Site scope: applies to uploads anywhere in the site
Folder scope: applies to uploads in a specific folder subtree

When multiple rules could apply:

Nearest matching folder rule wins
Otherwise, site-level rule is used

Only one rule is dispatched per uploaded file.

Workflow Requirements

To use a workflow with Extraction Workflows:

In the workflow editor, enable Upload Triggers
Configure Upload variable mappings (payload key to workflow variable)
Ensure mapped workflow variables use compatible types (typically fileRef or imageRef)

Upload variable mappings define how system upload fields map into your workflow variables.

Common upload payload keys include:

uploadFileRef
uploadFileId
uploadSiteId
uploadFolderId
uploadContentType
uploadFileName

Runtime dispatch happens after upload/text processing completion events are emitted. This ensures extraction workflows can run in standard upload pipelines and in cases where text extraction processing is bypassed.

Metadata Output

Workflow output is persisted on file attributes and can be used in:

File View > Metadata tab
Content info icons (direct jump to Metadata tab)
Search metadata filters (see Advanced Search Settings)

This means Extraction Workflows do more than populate metadata for review.

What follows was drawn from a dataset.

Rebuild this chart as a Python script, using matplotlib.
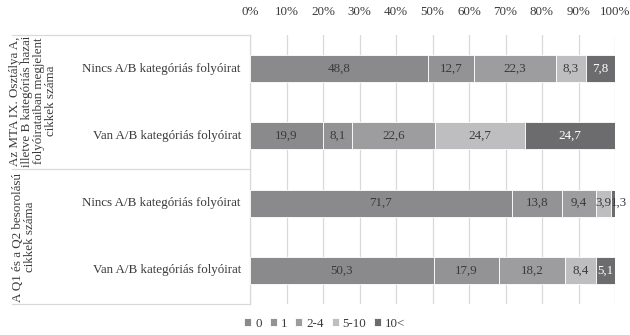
import matplotlib.pyplot as plt
from matplotlib.lines import Line2D

plt.rcParams['font.family'] = ['Liberation Serif', 'DejaVu Serif']
plt.rcParams['font.size'] = 9.4

rows = ["Nincs A/B kategóriás folyóirat", "Van A/B kategóriás folyóirat",
        "Nincs A/B kategóriás folyóirat", "Van A/B kategóriás folyóirat"]
groups = ["Az MTA IX. Osztálya A,\nilletve B kategóriás hazai\nfolyóirataiban megjelent\ncikkek száma",
          "A Q1 és a Q2 besorolású\ncikkek száma"]
series = ["0", "1", "2-4", "5-10", "10<"]
values = [
    [48.8, 12.7, 22.3, 8.3, 7.8],
    [19.9, 8.1, 22.6, 24.7, 24.7],
    [71.7, 13.8, 9.4, 3.9, 1.3],
    [50.3, 17.9, 18.2, 8.4, 5.1],
]
colors = ["#8a8a8c", "#939395", "#9d9d9f", "#bebec0", "#6c6c6e"]
text_colors = ["#3a3a3a", "#3a3a3a", "#3a3a3a", "#3a3a3a", "white"]

W, H = 630, 335
fig = plt.figure(figsize=(W / 100, H / 100), dpi=100)
ax = fig.add_axes([250 / W, 1 - 304 / H, 365 / W, 269 / H])

for r, vals in enumerate(values):
    left = 0
    for s, v in enumerate(vals):
        ax.barh(r, v, left=left, height=0.4, color=colors[s], edgecolor="white",
                linewidth=0.6, label=series[s] if r == 0 else None, zorder=3)
        label = f"{v:.1f}".replace(".", ",")
        if v < 2:
            # too narrow for the label: let it run past the bar end
            ax.text(left + 0.1, r, label, ha="left", va="center",
                    color="#3a3a3a", zorder=4)
        else:
            ax.text(left + v / 2, r, label, ha="center", va="center",
                    color=text_colors[s], zorder=4)
        left += v

ax.set_xlim(0, 100)
ax.set_ylim(3.5, -0.5)
ax.set_xticks(range(0, 101, 10))
ax.set_xticklabels([f"{t}%" for t in range(0, 101, 10)], color="#3a3a3a")
ax.xaxis.tick_top()
ax.tick_params(axis="x", length=0, pad=12)
ax.set_yticks([])
ax.grid(axis="x", color="#d9d9d9", linewidth=0.9, zorder=0)
for side in ["top", "right", "bottom"]:
    ax.spines[side].set_visible(False)
ax.spines["left"].set_color("#d9d9d9")
ax.spines["left"].set_linewidth(0.9)

# row labels
for r, name in enumerate(rows):
    ax.text(-0.025, 1 - (r + 0.5) / len(rows), name, transform=ax.transAxes,
            ha="right", va="center", color="#3a3a3a")

# group labels and separators
fig.text(33 / W, 1 - 101 / H, groups[0], rotation=90, ha="center", va="center",
         multialignment="center", color="#3a3a3a", linespacing=1.0)
fig.text(24 / W, 1 - 237 / H, groups[1], rotation=90, ha="center", va="center",
         multialignment="center", color="#3a3a3a", linespacing=1.0)
for yy in [35, 169.5, 304]:
    fig.add_artist(Line2D([12 / W, 250 / W], [1 - yy / H, 1 - yy / H],
                          color="#d9d9d9", linewidth=0.9))

fig.legend(loc="center", bbox_to_anchor=(325 / W, 1 - 324 / H), ncol=5, frameon=False,
           handlelength=0.55, handleheight=0.55, handletextpad=0.3, columnspacing=0.6,
           labelcolor="#3a3a3a")

fig.savefig("out.png", dpi=100)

They also create a structured layer you can query later with Metadata Search.

Search Syntax

Use metadata tokens in search:

@expiryDate:2026
@fullName:"Jane Doe"
@tag:invoice
@tags:invoice

You can also query built-in simple fields:

@contentType:image/png
@createdAt:2026
@updatedAt:2026
@name:passport
@size:1024

Metadata-only queries are supported. When a query includes open text plus metadata tokens, search uses the open text for full-text/hybrid retrieval and applies metadata filters to results.

@tag:<value> and @tags:<value> are equivalent for content tags.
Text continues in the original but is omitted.